Check each line of the material below for "diagram", then copy the ones that contain it.

● **SUPPLIED DATA**:

◆ ◆ ◆ ◆ ◆

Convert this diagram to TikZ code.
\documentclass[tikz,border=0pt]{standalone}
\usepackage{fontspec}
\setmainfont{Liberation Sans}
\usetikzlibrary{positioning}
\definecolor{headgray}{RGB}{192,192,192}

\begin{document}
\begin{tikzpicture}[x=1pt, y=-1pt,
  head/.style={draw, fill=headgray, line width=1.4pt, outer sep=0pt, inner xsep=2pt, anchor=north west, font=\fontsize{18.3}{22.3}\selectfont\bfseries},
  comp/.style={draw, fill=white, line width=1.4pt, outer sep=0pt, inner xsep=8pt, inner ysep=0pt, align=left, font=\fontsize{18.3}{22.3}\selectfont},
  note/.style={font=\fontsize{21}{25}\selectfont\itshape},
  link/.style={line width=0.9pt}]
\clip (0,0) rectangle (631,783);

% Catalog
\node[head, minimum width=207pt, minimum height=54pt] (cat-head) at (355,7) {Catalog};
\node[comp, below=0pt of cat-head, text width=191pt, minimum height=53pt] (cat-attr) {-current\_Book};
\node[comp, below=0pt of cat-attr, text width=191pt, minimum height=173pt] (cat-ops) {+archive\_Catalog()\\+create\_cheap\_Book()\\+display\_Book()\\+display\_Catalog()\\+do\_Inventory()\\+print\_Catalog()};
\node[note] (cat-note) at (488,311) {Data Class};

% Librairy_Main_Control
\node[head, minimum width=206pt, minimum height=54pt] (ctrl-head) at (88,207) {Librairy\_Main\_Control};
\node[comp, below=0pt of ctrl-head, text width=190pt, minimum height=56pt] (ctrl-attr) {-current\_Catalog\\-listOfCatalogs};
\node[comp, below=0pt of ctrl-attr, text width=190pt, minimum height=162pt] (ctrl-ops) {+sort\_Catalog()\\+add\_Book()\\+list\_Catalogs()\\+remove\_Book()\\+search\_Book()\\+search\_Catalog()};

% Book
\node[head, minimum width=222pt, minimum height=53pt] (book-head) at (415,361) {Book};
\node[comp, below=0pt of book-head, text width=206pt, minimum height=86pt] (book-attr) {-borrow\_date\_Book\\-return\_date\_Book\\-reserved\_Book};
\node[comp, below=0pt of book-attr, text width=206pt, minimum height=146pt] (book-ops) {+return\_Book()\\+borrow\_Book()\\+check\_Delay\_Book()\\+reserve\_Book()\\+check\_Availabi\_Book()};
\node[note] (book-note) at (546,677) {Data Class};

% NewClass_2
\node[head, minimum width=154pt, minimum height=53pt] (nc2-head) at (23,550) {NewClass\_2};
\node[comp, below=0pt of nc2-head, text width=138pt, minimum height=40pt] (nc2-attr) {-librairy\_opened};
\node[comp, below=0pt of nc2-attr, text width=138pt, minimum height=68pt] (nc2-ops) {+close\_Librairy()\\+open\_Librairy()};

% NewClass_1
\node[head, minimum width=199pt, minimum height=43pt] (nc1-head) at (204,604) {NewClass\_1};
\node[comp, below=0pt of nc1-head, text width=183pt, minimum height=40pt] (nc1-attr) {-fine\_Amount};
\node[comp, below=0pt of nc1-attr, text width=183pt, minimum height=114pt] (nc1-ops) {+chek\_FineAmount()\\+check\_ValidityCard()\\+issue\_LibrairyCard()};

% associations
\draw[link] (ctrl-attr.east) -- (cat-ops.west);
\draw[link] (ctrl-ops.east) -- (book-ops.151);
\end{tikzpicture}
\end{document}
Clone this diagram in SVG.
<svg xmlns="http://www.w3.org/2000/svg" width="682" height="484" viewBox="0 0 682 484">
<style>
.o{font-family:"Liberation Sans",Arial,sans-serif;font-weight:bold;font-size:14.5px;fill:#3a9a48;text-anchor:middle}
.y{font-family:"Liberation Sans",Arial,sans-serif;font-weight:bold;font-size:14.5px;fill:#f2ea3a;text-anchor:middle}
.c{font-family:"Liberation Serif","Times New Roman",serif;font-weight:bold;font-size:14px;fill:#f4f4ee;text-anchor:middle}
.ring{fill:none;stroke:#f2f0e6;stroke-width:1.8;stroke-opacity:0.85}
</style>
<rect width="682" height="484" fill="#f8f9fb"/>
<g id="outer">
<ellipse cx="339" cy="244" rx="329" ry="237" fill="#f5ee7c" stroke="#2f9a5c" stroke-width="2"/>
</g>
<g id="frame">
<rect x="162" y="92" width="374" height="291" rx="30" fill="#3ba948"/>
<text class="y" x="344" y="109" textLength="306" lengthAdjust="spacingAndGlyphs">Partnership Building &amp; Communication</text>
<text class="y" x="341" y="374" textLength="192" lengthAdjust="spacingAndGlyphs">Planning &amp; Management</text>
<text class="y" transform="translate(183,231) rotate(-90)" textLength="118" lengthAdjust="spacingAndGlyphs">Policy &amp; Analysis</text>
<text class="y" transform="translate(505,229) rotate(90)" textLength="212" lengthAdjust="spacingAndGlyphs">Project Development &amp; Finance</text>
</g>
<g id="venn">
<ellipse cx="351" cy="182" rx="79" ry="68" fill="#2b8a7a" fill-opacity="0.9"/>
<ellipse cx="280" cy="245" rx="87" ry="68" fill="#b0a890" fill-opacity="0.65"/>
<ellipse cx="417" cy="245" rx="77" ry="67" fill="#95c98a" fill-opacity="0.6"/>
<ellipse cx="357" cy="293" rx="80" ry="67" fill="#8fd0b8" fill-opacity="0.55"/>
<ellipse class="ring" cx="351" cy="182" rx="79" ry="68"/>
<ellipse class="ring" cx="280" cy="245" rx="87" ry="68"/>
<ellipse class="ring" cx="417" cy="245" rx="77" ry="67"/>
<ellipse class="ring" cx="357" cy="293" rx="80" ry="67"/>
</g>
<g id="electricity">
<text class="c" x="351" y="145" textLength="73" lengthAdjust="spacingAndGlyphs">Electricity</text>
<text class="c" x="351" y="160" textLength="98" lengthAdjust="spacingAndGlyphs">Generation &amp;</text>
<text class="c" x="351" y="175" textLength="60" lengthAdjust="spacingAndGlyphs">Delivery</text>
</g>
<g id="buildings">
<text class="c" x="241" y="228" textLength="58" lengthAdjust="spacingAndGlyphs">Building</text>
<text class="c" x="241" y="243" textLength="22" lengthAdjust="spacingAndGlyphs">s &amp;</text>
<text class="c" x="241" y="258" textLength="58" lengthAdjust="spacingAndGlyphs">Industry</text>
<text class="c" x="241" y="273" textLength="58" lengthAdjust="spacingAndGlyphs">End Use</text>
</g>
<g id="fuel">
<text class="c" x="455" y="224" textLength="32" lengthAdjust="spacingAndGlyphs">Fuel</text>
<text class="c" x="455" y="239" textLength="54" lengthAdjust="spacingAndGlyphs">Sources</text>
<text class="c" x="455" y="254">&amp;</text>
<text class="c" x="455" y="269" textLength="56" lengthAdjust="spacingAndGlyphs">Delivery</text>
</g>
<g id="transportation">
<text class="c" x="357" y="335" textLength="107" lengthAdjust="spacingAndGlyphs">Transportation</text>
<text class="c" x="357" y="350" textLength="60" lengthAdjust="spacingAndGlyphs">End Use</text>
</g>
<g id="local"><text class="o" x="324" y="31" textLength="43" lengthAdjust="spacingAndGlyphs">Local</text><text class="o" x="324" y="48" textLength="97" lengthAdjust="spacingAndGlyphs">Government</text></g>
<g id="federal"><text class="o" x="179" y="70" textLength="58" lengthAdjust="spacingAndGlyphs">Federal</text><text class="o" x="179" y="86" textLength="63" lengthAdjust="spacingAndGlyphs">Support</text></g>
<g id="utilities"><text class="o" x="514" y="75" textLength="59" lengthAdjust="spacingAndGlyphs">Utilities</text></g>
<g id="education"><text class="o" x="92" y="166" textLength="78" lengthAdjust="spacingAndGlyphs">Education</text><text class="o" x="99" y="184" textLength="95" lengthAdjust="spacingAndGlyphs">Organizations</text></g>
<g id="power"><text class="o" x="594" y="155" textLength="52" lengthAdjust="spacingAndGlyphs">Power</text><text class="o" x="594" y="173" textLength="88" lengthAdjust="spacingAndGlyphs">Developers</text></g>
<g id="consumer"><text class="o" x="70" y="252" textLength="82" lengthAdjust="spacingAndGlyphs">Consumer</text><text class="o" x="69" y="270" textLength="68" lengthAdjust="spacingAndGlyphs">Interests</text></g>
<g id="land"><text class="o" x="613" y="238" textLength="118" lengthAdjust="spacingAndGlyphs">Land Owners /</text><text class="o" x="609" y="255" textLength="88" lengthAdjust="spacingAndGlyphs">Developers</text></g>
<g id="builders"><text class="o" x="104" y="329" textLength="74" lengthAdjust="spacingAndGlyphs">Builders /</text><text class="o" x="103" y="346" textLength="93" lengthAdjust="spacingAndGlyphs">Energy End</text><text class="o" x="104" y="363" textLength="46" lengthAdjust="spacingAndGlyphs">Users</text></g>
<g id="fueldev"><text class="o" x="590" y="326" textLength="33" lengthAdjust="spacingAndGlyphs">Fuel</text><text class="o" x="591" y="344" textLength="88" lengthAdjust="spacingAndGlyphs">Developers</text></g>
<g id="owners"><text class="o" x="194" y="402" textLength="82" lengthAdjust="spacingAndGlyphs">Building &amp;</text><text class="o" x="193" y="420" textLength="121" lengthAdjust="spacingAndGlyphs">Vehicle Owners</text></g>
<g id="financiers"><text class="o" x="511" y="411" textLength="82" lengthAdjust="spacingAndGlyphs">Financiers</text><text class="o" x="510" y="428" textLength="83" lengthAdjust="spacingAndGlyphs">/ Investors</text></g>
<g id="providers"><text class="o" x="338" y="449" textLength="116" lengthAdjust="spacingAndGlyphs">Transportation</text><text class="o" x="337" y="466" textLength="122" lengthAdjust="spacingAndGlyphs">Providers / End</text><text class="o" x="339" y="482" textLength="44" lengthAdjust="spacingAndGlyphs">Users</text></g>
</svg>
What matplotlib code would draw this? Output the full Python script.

◆ ◆ ◆ ◆ ◆

● **TASK RESULT**:
Convert this diagram to TikZ code.
Clone this diagram in SVG.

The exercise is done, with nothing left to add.